**Your instructions:**
Start at the first line of the material below and retype each line through the one containing "Chart.register(...registerables);", exactly.

-- Begin Data lines --

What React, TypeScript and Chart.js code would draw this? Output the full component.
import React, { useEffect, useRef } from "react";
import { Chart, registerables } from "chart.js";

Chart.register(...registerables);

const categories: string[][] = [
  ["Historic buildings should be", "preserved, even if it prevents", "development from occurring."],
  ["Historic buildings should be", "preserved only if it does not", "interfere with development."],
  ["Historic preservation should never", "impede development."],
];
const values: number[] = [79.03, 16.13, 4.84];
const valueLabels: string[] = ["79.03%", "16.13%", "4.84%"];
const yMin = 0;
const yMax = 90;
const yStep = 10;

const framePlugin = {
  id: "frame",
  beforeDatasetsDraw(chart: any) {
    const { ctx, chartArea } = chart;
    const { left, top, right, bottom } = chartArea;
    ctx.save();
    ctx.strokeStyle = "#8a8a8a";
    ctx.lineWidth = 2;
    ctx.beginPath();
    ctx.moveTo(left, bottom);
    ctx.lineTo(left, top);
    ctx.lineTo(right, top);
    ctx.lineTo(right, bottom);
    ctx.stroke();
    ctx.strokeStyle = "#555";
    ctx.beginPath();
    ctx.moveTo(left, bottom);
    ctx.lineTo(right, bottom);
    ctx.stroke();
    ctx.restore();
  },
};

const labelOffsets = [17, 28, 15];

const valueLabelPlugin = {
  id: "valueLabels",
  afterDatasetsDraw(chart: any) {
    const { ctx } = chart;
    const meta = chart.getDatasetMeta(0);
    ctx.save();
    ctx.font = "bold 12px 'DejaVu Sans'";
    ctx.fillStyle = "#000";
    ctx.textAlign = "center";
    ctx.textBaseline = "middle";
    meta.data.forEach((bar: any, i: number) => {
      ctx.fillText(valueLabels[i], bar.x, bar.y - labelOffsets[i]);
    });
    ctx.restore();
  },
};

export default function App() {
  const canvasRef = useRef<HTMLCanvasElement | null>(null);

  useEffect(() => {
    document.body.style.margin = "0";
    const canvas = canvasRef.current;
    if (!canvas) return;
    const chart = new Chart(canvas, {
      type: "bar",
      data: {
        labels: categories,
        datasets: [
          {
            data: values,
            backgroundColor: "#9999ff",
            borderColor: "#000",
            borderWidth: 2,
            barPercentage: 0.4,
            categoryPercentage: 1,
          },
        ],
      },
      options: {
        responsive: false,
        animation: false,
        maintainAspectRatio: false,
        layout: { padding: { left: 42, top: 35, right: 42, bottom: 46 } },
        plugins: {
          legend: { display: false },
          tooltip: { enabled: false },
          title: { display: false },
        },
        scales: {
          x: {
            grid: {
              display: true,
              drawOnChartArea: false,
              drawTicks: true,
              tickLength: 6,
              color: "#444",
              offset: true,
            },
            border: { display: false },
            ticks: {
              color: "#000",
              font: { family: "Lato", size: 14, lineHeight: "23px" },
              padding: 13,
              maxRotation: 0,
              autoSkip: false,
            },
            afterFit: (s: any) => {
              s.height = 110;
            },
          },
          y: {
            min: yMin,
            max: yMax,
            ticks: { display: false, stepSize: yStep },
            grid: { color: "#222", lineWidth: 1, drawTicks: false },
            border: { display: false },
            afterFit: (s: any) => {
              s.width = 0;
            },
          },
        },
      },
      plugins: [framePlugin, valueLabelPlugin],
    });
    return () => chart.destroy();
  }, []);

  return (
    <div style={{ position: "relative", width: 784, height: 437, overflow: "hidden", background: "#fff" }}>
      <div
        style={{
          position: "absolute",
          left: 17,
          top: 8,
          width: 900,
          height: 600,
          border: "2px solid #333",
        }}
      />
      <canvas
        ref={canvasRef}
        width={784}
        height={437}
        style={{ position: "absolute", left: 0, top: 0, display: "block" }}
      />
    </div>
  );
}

-- End Data lines --

**Exercise output:**
What React, TypeScript and Chart.js code would draw this? Output the full component.
import React, { useEffect, useRef } from "react";
import { Chart, registerables } from "chart.js";

Chart.register(...registerables);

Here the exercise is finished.